Итак, героев повестей «Говорит Москва» и «Искупление» объединила скрытая внутренняя готовность к моментальному осуждению ближнего без предоставления возможности защиты. И это тем более поразительно, что каждый на сознательном уровне испытывал отвращение к господствовавшей карательной системе и считал себя в оппозиции к ней. Но, выходит, всё дело только в отсутствии инструментов в виде аппарата насилия? Однако они обошлись и без него – такой инструмент, как репутация, оказался в достаточной мере эффективным. Сначала ею наделяют, и человек выстраивает вокруг себя плотную сеть дружеских связей, а потом легко отнимают, и сеть рушится.
Что теперь было делать Виктору Вольскому? Он мог бы, конечно, уехать в другой город и начать жизнь с чистого листа, но тогда повесть не получила бы названия «Искупление». Так о каком искуплении речь, если нет вины? Оказалось, что вина есть – «чувство вины за бездействие». Эту идею развивал другой персонаж повести – писатель Игольников (кстати, единственный, кто не поверил в виновность Вольского в доносительстве). С точки зрения Игольникова, люди «виноваты в том, чего не сделали». «А что, разве вас не преследуют призраки несовершённого?» – вопрошал он друзей по застолью. Когда могли и даже должны были, но не сделали. Не выступили против или за, не защитили, не высказали позицию... По сути, это коллективная вина, которая равным слоем «размазывается» по всем членам сообщества и взывает к совести каждого.

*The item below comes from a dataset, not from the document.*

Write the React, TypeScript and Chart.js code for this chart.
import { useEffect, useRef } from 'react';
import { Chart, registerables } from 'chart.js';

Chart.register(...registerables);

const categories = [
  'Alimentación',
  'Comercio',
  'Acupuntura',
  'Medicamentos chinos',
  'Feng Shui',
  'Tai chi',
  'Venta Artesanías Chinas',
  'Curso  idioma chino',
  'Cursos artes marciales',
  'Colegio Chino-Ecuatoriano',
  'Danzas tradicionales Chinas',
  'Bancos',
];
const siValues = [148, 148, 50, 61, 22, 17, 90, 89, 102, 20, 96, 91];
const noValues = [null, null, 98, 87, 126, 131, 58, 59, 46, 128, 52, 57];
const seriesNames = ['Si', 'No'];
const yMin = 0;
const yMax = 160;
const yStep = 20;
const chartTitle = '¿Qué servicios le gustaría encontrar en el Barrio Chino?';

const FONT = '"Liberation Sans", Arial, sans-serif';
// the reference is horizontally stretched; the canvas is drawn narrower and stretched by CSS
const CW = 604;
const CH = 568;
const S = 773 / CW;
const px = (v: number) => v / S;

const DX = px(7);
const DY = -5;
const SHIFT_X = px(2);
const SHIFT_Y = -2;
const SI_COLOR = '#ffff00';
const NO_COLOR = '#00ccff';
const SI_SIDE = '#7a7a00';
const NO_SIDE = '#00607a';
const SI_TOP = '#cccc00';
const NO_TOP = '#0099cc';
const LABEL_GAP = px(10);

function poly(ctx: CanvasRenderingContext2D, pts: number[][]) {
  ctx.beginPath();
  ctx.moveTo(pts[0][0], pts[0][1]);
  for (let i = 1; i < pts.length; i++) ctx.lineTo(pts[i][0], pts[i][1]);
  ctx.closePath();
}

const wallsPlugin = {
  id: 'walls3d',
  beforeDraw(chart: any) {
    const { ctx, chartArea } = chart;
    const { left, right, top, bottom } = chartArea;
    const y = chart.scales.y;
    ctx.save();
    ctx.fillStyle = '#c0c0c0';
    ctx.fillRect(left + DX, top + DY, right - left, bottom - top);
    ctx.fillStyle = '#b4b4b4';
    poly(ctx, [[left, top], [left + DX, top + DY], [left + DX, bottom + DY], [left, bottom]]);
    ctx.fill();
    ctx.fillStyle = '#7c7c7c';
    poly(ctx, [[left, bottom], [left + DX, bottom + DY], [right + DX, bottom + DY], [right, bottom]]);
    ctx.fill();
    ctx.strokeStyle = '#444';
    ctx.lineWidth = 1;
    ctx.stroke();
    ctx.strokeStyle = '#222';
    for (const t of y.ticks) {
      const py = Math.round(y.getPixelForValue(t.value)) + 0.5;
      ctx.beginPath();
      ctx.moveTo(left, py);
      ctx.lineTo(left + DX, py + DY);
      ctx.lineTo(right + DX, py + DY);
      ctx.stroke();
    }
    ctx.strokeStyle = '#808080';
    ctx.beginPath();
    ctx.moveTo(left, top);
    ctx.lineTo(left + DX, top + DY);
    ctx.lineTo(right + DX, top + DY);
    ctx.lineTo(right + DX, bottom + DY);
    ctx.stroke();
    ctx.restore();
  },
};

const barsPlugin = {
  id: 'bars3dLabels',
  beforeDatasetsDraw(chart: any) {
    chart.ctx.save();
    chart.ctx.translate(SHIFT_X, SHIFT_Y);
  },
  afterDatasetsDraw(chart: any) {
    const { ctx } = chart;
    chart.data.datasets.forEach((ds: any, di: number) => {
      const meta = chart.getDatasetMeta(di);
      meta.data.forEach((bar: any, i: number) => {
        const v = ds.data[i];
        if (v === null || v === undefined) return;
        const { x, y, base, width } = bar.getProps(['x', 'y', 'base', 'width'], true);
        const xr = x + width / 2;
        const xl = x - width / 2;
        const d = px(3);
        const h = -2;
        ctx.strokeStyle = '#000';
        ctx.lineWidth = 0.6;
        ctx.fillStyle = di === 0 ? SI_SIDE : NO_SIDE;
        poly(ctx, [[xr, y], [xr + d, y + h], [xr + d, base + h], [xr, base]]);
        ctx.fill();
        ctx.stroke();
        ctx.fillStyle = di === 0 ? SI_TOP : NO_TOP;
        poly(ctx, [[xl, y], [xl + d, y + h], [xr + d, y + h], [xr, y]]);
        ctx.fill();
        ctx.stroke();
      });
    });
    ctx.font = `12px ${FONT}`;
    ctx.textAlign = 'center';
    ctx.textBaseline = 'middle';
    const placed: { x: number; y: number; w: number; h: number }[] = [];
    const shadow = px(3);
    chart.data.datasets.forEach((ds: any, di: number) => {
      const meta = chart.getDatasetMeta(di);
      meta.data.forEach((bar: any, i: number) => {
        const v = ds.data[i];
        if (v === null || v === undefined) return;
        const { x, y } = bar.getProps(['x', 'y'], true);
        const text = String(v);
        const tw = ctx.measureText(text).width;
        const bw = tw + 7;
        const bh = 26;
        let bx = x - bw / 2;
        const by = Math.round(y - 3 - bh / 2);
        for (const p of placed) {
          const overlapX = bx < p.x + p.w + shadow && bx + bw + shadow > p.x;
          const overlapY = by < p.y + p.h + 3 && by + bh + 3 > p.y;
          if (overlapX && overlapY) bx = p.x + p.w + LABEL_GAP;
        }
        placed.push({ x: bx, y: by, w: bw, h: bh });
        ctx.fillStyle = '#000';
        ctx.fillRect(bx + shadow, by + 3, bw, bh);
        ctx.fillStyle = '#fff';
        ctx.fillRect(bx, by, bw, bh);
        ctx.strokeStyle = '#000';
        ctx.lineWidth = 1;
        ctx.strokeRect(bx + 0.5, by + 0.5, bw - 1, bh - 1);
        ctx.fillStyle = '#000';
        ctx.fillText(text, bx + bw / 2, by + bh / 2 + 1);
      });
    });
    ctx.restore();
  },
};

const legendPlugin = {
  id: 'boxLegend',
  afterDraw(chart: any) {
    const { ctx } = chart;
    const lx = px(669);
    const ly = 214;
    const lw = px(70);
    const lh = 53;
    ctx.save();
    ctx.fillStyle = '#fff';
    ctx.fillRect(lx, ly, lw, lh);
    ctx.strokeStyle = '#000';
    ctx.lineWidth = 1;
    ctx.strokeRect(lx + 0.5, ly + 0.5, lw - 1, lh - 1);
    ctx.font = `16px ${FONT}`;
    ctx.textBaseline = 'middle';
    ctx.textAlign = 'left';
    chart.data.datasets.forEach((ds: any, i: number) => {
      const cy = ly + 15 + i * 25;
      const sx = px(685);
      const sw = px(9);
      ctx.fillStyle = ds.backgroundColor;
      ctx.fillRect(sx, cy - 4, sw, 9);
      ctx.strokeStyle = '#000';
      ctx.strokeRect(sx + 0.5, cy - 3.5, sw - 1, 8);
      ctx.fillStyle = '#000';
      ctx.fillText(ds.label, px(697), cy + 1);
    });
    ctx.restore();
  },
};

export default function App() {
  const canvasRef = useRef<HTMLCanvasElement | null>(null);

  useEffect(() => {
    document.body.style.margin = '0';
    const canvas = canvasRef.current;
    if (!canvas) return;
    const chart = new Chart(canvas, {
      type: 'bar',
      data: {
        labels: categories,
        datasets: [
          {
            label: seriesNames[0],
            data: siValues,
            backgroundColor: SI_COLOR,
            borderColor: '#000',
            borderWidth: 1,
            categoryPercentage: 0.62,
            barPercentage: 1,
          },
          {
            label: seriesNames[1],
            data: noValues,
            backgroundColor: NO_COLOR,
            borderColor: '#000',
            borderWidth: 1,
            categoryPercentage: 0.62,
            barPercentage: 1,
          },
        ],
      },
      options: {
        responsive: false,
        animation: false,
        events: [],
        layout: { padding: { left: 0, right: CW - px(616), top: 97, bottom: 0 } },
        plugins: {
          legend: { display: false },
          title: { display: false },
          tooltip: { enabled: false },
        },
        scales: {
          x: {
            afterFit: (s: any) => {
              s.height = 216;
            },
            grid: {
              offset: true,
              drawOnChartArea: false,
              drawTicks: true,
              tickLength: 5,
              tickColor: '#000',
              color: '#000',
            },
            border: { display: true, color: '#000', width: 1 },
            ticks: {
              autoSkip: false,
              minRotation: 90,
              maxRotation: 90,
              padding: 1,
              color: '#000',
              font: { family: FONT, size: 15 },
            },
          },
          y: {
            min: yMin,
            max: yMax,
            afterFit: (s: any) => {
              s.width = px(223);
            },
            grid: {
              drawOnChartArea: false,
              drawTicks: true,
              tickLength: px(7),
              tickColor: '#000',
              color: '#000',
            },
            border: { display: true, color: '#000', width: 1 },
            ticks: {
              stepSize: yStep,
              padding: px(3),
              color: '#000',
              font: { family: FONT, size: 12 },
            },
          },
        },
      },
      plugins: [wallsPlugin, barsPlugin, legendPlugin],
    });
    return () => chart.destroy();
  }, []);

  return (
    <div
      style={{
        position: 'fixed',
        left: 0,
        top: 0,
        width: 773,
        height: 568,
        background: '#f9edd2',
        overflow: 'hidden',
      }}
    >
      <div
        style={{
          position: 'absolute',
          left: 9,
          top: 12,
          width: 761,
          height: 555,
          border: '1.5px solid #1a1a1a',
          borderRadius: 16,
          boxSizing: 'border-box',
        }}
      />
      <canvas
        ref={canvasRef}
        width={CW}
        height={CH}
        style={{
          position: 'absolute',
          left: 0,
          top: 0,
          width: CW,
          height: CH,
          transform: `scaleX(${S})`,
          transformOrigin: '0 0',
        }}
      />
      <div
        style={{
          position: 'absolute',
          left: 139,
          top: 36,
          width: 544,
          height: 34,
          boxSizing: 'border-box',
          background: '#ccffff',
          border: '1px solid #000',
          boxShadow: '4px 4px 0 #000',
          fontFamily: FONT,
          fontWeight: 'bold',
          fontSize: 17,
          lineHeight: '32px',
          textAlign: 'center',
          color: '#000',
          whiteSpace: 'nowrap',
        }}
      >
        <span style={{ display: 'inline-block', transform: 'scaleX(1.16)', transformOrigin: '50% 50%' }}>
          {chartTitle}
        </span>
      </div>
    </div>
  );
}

И вот такую вину охотно признал Вольский и решил искупить её. Если раньше молчал – теперь скажет. В концертном зале Чайковского, в начале антракта джазового концерта он встаёт и кричит: «Они продолжают нас репрессировать! Тюрьмы и лагеря не закрыты! Это ложь! Это газетная ложь! Нет никакой разницы: мы в тюрьме или тюрьма в нас! Мы все заключённые! Правительство не в силах нас освободить! Нам нужна операция! Вырежьте, выпустите лагеря из себя! Вы думаете, это ЧК, НКВД, КГБ нас сажало? Нет, это мы сами. Государство – это мы».
Выступил – и оказался в сумасшедшем доме. Почему не в тюрьме? Может, потому, что острие критики было направлено не столько на власть, сколько на саму интеллигенцию? Интересно, что идея «государство – это мы» созвучна обоснованию введения Дня открытых убийств: там ведь тоже говорили, что работа некоторых органов исполнительной власти перекладывается напрямую на народ. Говорите, КГБ вас карает? А если дать вам власть, вы будете карать или миловать? Если вас освободить, станете ли вы свободными, либо тюрьма находится внутри вас? А если вы окажетесь государством, будете вести себя так же, как мы, или как декларируете на своих посиделках с водкой, гитарой и стихами шестидесятников?

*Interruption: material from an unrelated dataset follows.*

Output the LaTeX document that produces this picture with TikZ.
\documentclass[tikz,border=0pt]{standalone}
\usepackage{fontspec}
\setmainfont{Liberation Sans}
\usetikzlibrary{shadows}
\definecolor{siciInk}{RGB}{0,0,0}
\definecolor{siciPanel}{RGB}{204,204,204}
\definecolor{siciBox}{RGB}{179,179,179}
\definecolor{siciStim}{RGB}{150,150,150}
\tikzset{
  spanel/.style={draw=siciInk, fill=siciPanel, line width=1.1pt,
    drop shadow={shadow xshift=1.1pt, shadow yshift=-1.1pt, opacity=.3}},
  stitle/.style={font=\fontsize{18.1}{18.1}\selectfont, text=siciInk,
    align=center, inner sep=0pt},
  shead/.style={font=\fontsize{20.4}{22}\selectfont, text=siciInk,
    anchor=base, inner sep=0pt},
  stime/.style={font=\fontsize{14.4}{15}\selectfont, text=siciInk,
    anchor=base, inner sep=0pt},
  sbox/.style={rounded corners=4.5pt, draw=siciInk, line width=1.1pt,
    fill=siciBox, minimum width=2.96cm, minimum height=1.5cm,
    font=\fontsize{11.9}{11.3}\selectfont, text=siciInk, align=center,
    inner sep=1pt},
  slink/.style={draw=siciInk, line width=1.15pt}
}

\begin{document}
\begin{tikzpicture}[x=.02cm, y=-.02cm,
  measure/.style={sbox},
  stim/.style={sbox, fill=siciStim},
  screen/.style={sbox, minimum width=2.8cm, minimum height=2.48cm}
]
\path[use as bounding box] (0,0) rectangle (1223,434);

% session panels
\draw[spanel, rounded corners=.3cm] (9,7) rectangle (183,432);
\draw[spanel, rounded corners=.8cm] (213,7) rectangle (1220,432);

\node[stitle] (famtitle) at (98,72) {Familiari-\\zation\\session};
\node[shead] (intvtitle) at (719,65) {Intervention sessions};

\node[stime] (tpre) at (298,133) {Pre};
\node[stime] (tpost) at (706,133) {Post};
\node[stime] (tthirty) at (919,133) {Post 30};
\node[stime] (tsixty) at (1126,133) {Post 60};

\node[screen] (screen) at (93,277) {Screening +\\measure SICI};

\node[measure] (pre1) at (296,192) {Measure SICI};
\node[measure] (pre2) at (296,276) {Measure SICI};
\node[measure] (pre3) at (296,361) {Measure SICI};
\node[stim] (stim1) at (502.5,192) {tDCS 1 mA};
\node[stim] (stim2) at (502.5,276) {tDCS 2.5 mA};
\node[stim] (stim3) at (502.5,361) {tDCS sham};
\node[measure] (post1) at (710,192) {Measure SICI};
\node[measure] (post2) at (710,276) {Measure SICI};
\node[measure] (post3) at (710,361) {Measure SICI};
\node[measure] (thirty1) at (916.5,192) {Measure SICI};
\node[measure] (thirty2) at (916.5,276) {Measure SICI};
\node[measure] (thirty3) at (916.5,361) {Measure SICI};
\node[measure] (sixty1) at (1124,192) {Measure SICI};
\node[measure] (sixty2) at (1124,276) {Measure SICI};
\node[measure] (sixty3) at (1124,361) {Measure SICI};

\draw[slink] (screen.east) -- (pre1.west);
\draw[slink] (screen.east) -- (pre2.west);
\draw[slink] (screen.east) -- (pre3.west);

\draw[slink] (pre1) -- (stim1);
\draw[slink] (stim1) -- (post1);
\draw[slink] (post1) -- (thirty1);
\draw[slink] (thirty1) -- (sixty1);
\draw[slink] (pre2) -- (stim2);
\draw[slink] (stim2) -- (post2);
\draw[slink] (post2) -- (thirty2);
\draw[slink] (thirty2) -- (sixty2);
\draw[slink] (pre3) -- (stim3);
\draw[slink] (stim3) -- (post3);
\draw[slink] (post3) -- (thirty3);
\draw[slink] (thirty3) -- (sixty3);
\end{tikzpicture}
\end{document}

Проблемы, поставленные Вольским в своей речи, определяют актуальность повестей Даниэля в наше время. Потому что готовность к моральному осуждению и скорой расправе без «следствия» и «адвокатской защиты» – явление и нашего времени тоже. И не стоит думать, что отвечать на вопрос о зрелости к свободе должна только либеральная интеллигенция. Это общий вопрос, апеллирующий к сокрытым в человеке нравственным универсалиям, и без такой апелляции никакая повесть или роман не могут относиться к большой литературе, способной пережить своё время.